Sbagliare non è più possibile e accettabile per un Paese che troppo spesso si è impantanato nelle acque torbide di una persistente deriva burocratica. Basti pensare che nelle sue Considerazioni finali del 1973, l’allora Governatore della Banca d’Italia Guido Carli usò l’espressione «lacci e lacciuoli» per sottolineare gli ostacoli burocratici che si frapponevano al raggiungimento di un adeguato sviluppo economico del Paese. Lo stesso Carli aveva già dovuto confrontarsi con questo problema subito dopo la sua nomina a Governatore nel 1960, superandolo efficacemente con la predisposizione di concorsi annuali selettivi per titoli ed esami. Una scelta lungimirante che garantì al nostro paese la formazione di una nuova classe dirigente dinamica, competente e «indipendente». Dal 1976 Guido Carli profuse il suo impegno in altri numerosi incarichi nei quali ebbe conferma di quanto i «lacci e i lacciuoli» fossero diffusi e, soprattutto, di quanto si facesse ben poco per eliminarli. Come ebbe a dichiarare a Maastricht nel 1992, il suo impegno quale ministro del Tesoro, perché l’Italia riuscisse ad entrare nella Comunità europea, nasceva anche dalla convinzione della «nostra incapacità di darci regole autonome ed efficaci di comportamento».

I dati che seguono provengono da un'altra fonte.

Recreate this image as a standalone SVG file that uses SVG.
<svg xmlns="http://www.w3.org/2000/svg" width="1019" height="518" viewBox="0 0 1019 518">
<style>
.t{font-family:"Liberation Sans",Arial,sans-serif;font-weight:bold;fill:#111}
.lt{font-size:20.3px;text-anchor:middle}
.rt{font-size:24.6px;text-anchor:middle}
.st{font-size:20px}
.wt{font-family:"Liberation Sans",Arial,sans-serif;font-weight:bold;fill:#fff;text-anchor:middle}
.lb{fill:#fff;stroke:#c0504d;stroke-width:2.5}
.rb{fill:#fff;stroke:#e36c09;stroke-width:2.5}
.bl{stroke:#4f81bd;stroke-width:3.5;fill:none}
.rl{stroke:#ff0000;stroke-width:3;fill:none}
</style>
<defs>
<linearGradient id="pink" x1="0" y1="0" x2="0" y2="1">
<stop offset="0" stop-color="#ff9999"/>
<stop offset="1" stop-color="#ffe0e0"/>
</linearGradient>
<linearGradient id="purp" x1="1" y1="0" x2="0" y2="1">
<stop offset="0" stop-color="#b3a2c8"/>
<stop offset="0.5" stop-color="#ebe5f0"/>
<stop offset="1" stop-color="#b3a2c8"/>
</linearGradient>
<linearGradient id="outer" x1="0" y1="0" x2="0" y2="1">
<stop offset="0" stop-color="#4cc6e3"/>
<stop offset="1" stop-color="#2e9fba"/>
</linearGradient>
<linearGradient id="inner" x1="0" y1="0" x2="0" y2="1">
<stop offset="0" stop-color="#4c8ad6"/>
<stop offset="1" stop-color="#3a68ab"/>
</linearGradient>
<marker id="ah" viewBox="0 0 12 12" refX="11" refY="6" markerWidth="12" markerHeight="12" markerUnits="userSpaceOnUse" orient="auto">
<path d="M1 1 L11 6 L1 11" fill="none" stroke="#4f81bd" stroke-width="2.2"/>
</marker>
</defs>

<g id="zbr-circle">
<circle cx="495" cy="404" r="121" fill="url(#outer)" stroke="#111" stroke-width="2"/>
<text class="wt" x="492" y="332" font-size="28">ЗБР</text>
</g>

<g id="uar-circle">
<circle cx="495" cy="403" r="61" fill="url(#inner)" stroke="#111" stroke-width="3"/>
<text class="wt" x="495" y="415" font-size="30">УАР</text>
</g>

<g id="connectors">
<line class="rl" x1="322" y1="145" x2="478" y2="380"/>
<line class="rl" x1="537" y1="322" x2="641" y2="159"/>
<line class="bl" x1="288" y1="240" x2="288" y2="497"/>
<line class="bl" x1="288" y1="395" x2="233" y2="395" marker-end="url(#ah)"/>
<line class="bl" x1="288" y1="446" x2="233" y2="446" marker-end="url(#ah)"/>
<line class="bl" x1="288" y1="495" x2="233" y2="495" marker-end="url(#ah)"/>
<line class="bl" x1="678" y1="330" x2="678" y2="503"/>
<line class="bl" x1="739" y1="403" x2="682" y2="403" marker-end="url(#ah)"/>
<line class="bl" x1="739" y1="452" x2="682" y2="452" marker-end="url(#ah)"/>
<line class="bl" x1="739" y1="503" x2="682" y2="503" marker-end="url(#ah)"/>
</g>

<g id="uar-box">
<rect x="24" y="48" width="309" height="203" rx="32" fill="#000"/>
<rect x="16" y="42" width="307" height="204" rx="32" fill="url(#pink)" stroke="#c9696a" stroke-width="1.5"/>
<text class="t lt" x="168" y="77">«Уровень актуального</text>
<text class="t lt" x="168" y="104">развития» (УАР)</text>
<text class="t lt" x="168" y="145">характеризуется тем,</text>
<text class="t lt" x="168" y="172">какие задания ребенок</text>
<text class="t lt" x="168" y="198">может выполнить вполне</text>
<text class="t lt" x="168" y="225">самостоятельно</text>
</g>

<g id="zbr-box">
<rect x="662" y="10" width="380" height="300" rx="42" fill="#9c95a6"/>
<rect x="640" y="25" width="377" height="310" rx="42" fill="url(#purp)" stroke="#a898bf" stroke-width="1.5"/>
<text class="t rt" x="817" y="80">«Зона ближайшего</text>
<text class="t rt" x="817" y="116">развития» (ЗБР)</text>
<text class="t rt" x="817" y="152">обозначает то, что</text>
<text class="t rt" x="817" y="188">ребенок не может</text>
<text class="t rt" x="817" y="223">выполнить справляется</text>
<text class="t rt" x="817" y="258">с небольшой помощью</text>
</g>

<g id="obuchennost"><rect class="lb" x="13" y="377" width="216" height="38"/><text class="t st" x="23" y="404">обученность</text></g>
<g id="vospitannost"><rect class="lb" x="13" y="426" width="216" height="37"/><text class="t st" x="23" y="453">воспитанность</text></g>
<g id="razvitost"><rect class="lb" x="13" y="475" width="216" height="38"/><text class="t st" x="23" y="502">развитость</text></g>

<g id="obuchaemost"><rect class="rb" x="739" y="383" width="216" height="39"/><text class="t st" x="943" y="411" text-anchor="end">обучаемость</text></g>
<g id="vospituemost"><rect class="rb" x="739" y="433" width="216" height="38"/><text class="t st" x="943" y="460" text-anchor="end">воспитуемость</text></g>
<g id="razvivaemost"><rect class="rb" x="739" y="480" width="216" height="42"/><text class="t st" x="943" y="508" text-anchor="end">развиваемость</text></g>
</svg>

Negli anni successivi l’Ue è riuscita a dotarsi di un’eccellente burocrazia con l’assunzione, attraverso accurate selezioni, di giovani molto capaci ai quali è stata assicurata una carriera basata essenzialmente sul merito. I tanti nostri governi che si sono succeduti negli ultimi trent’anni non hanno fatto altrettanto. Sarebbe davvero ora che l’accesa e talvolta stucchevole contrapposizione cui oggi assistiamo, tra chi propone soluzioni straordinarie per il migliore utilizzo dei fondi europei e chi richiama l’esigenza di non trascurare i principi essenziali di uno Stato democratico, possa risolversi in un impegno comune, per una volta non speculativo, verso un radicale rinnovamento del nostro assetto burocratico centrale e periferico.